NY Times Editorial: New Haven’s Teacher Improvement Plan

September 25, 2011

New Haven’s Teacher Improvement Plan

NY Times Editorial


Like most school systems that serve disadvantaged children, New Haven, an urban district with a high poverty rate, has faced enormous challenges in improving the quality of instruction. But its political leaders and teachers’ union took a bold step last year in agreeing to a new teacher evaluation system that aims to reward excellent teaching and to retrain or remove poor performers. The first year’s promising results show what can be done when the two sides commit to reform.

New Haven’s path demonstrates that it is possible to hold teachers accountable without crushing morale and wrongfully dismissing good teachers.

Traditional teacher evaluations typically involve cursory observations by school administrators who visit the classroom once or twice — without taking student achievement into account. In most schools, even the least competent teachers receive positive evaluations. Struggling teachers never get the help they need to improve and are locked into place when they receive tenure.

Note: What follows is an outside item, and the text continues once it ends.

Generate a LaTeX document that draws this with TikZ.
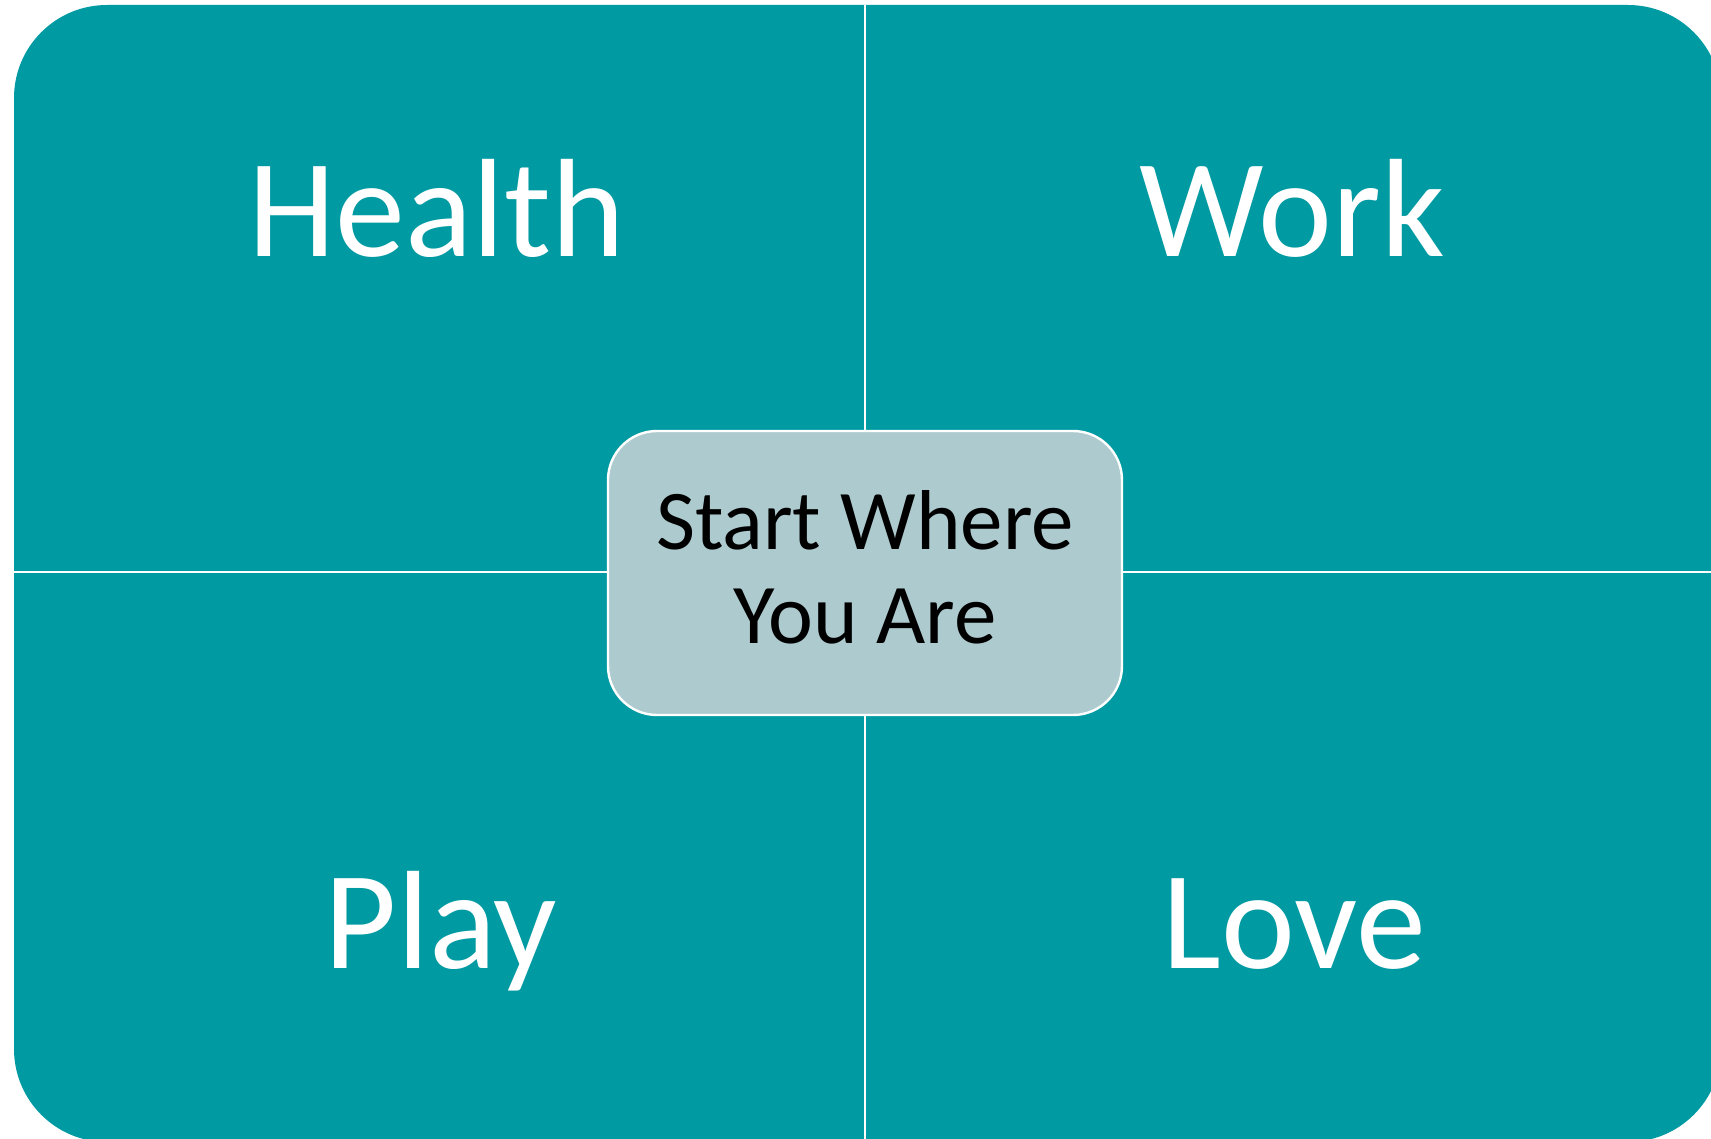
\documentclass[tikz,border=0pt]{standalone}
\usepackage{fontspec}
\setmainfont{Carlito}
\definecolor{teal1}{RGB}{0,154,162}
\definecolor{boxfill}{RGB}{173,203,207}
\begin{document}
\begin{tikzpicture}[x=1pt,y=-1pt,
  quad/.style={text=white,anchor=base,inner sep=0pt,font=\fontsize{140}{168}\selectfont},
  centerbox/.style={draw=white,line width=2.4pt,fill=boxfill,rounded corners=49pt,
     minimum width=514pt,minimum height=284pt,inner sep=0pt},
  centertext/.style={inner sep=0pt,align=center,
     font=\fontsize{85}{94}\selectfont,text=black},
  divider/.style={draw=white,line width=2.4pt}]
\useasboundingbox (0,0) rectangle (1711,1139);
\clip (0,0) rectangle (1711,1139);
\fill[teal1,rounded corners=93pt] (14,5) rectangle (1721,1142);
\coordinate (top) at (865,5);
\coordinate (bot) at (865,1142);
\coordinate (lft) at (14,572);
\coordinate (rgt) at (1721,572);
\draw[divider] (top) -- (bot);
\draw[divider] (lft) -- (rgt);
\node[quad] (health) at (437,257) {Health};
\node[quad] (work) at (1292,257) {Work};
\node[quad] (play) at (441,968) {Play};
\node[quad] (love) at (1294,968) {Love};
\node[centerbox] (center) at (865,573) {};
\node[centertext] (centerlabel) at ([yshift=6pt]center.center) {Start Where\\You Are};
\end{tikzpicture}
\end{document}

The New Haven system rates teachers individually and gives them the specific help they need. To do that, it focuses on three areas. It considers growth in student learning, as measured by progress on state and local tests and attainment of academic goals. It examines the teacher’s instructional abilities, as measured by frequent observations by principals and other instructional managers. It rates teachers on professionalism, collegiality and whether they have high expectations for all students. Perhaps most important, the system gives teachers almost constant feedback, so that they are fully aware of where they stand and what they need to do to improve.

Teachers who receive the highest rating on a 1-to-5 scale are eligible for stipends and promotion to leadership positions, in which they share skills with colleagues. Those rated lowest on the scale are given intensive coaching and, if they fail to improve, can be dismissed as soon as the end of the school year.

Of the 1,846 teachers rated, 75 were notified early in the 2010 school year that they were in danger of being terminated. Of those, 34 resigned or retired without contesting their final evaluations. Fifteen teachers, considered borderline cases, were given more time to improve and allowed to keep their jobs.

The most hopeful sign is that nearly 40 percent of the teachers who got off to a poor start managed to improve, thanks to extra help. Some who started out as poor performers were rated as “strong” or “effective” by year’s end. This shows that good teaching can indeed be taught, and that with genuine effort school systems can upgrade the teacher corps in a fairly short period of time.